Höher sind die Steigerungsraten in einigen bisher besonders starken Märkten: In Florida ist die Zahl der Zwagsvollstreckungen im Jahresvergleich um 62 Prozent gestiegen, in Kalifornien um 160 Prozent und in Nevada, wo vor allem der Immobilienmarkt rund um das Spielerparadies Las Vegas einen jahrelangen Boom hinter sich hat, um satte 255 Prozent.

Die Gründe für die Zwangsvollstreckungen liegen auf der Hand: Immer mehr Hausbesitzer kommen mit ihren monatlichen Hypothekenzahlungen nicht nach. Das Problem ist hausgemacht. Im Kampf um jeden neuen Kunden haben die Banken in Zeiten der niedrigen Zinsen – also bis vor einem Jahr – die traditionellen Hypotheken über 15 oder 30 Jahre immer mehr durch „kreative Kreditmodelle“ ersetzt, die auf den ersten Blick allesamt Schnäppchen waren. Niedrige Anzahlungen und noch niedrigere Raten, die oft nicht einmal den Kredit selbst, sondern nur die Zinsen deckten ließen manchen Mieter zum Käufer werden. Viele machten sich nie Gedanken darüber, dass die Raten nur auf einen kurzen Zeitraum festgelegt waren und nun ansteigen.

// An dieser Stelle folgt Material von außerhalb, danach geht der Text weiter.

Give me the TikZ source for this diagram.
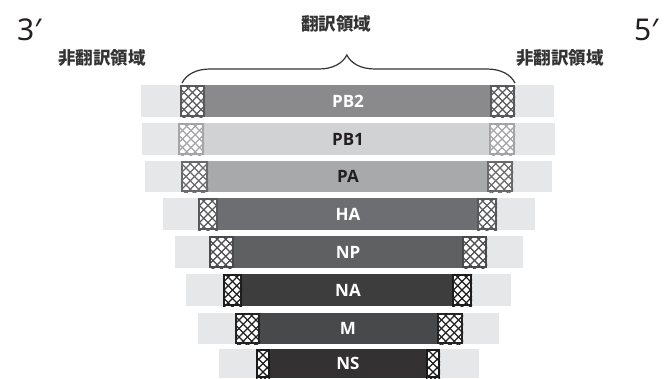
\documentclass[tikz,border=0pt]{standalone}
\usepackage{fontspec}
\setmainfont{Open Sans}
\newfontfamily\jpfont{Noto Sans CJK JP}
\newfontfamily\primefont{Noto Sans}
\usetikzlibrary{decorations.pathreplacing}
\definecolor{bglight}{HTML}{E6E7E8}
\definecolor{txtdark}{HTML}{231F20}
\definecolor{jpgray}{HTML}{333333}
\definecolor{cPBtwo}{HTML}{8A8A8C}\definecolor{hPBtwo}{HTML}{59595B}
\definecolor{cPBone}{HTML}{D1D2D4}\definecolor{hPBone}{HTML}{A5A5A7}
\definecolor{cPA}{HTML}{A7A9AB}\definecolor{hPA}{HTML}{6A6A6C}
\definecolor{cHA}{HTML}{6D6E71}\definecolor{hHA}{HTML}{58595B}
\definecolor{cNP}{HTML}{5F6062}\definecolor{hNP}{HTML}{4A4A4C}
\definecolor{cNA}{HTML}{3D3D3E}\definecolor{hNA}{HTML}{1D1D1D}
\definecolor{cM}{HTML}{48494B}\definecolor{hM}{HTML}{232323}
\definecolor{cNS}{HTML}{333132}\definecolor{hNS}{HTML}{1A1A1A}
\tikzset{
  barlabel/.style={anchor=base, inner sep=0pt, font=\fontsize{17}{18}\selectfont\bfseries},
  jplabel/.style={inner sep=0pt, text=jpgray, font=\fontsize{17.5}{19}\selectfont\jpfont\bfseries},
  endlabel/.style={anchor=base west, inner sep=0pt, text=txtdark, font=\fontsize{30}{32}\selectfont\primefont},
}
% hatch box: x1 y1 x2 y2 colour
\newcommand{\hatchbox}[5]{%
  \begin{scope}
    \clip (#1,#2) rectangle (#3,#4);
    \fill[white] (#1,#2) rectangle (#3,#4);
    \pgfmathsetmacro{\hcx}{(#1+#3)/2}
    \pgfmathsetmacro{\hcy}{(#2+#4)/2}
    \foreach \n in {-6,...,6}{
      \draw[#5, line width=1.3pt] (\hcx+8.5*\n-30,\hcy-30) -- (\hcx+8.5*\n+30,\hcy+30);
      \draw[#5, line width=1.3pt] (\hcx+8.5*\n+30,\hcy-30) -- (\hcx+8.5*\n-30,\hcy+30);
    }
  \end{scope}
  \draw[#5, line width=1.6pt] (#1+0.8,#2+0.8) rectangle (#3-0.8,#4-0.8);
}
\begin{document}
\begin{tikzpicture}[x=1pt,y=-1pt]
\useasboundingbox (0,0) rectangle (666,378);
\foreach \ya/\yb/\bl/\br/\ha/\hb/\hc/\hd/\bc/\hcol/\lab/\tc [count=\i] in {
  85/117/141/554/180/205/490/515/cPBtwo/hPBtwo/PB2/white,
  123/155/142/555/178/204/489/515/cPBone/hPBone/PB1/txtdark,
  161/192/145/552/181/208/487/513/cPA/hPA/PA/txtdark,
  198/230/163/535/198/218/477/497/cHA/hHA/HA/white,
  236/268/175/523/209/234/462/487/cNP/hNP/NP/white,
  274/306/186/511/223/242/452/472/cNA/hNA/NA/white,
  313/344/198/499/235/260/437/463/cM/hM/M/white,
  349/378/219/479/256/270/426/440/cNS/hNS/NS/white}{
  \fill[bglight] (\bl,\ya) rectangle (\br,\yb);
  \fill[\bc] (\hb,\ya) rectangle (\hc,\yb);
  \hatchbox{\ha}{\ya}{\hb}{\yb}{\hcol}
  \hatchbox{\hc}{\ya}{\hd}{\yb}{\hcol}
  \pgfmathsetmacro{\ybase}{(\ya+\yb)/2+6}
  \node[barlabel, text=\tc] (seg\i) at (348,\ybase) {\lab};
}
\node[endlabel] (three) at (17,40) {3′};
\node[endlabel] (five) at (634,40) {5′};
\node[jplabel] (trans) at (336,24) {翻訳領域};
\node[jplabel] (utrL) at (102,57.5) {非翻訳領域};
\node[jplabel] (utrR) at (560,57.5) {非翻訳領域};
\coordinate (braceL) at (182,83);
\coordinate (braceR) at (515,83);
\draw[jpgray, line width=1.2pt, decorate, decoration={brace, amplitude=28pt, aspect=0.495}] (braceL) -- (braceR);
\end{tikzpicture}
\end{document}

Der Unterschied zwischen alten und neuen Raten ist für manchen Kunden enorm: Wer für seinen Kredit über 200 000 Dollar den Zinssatz um markttypische 2 Prozentpunkte angehoben bekommt, zahlt monatlich statt bisher 950 Dollar plötzlich 1200 Dollar. Für viele Familien ist dieser Unterschied nicht tragbar, die Zwangsvollstreckung unausweichlich. Was das ganze von einem individuellen Schicksal zu einem konjuntkurellen Problem macht ist die Masse der zur Zeit angepassten Kredite, die sich nach Branchenschätzungen auf bis zu 500 Milliarden Dollar belaufen dürften.

Unter der Situation leiden übrigens nicht nur die Hausbesitzer, deren vier Wände unter den Hammer kommen. Auch für die Banken stehen harte Zeiten bevor. Denn die Zwangsvollstreckung ist für den Kreditgeber nicht etwa ein Schnäppchen, wie Verbraucher im allgemeinen glauben. Vielmehr stehen die Unternehmen vor Anschreibungen in Millionenhöhe, weil gerade auf einem schwächeren Markt selten die Verkaufspreise erzielt werden, die Kredit, Zinsen und Nebenkosten abdecken.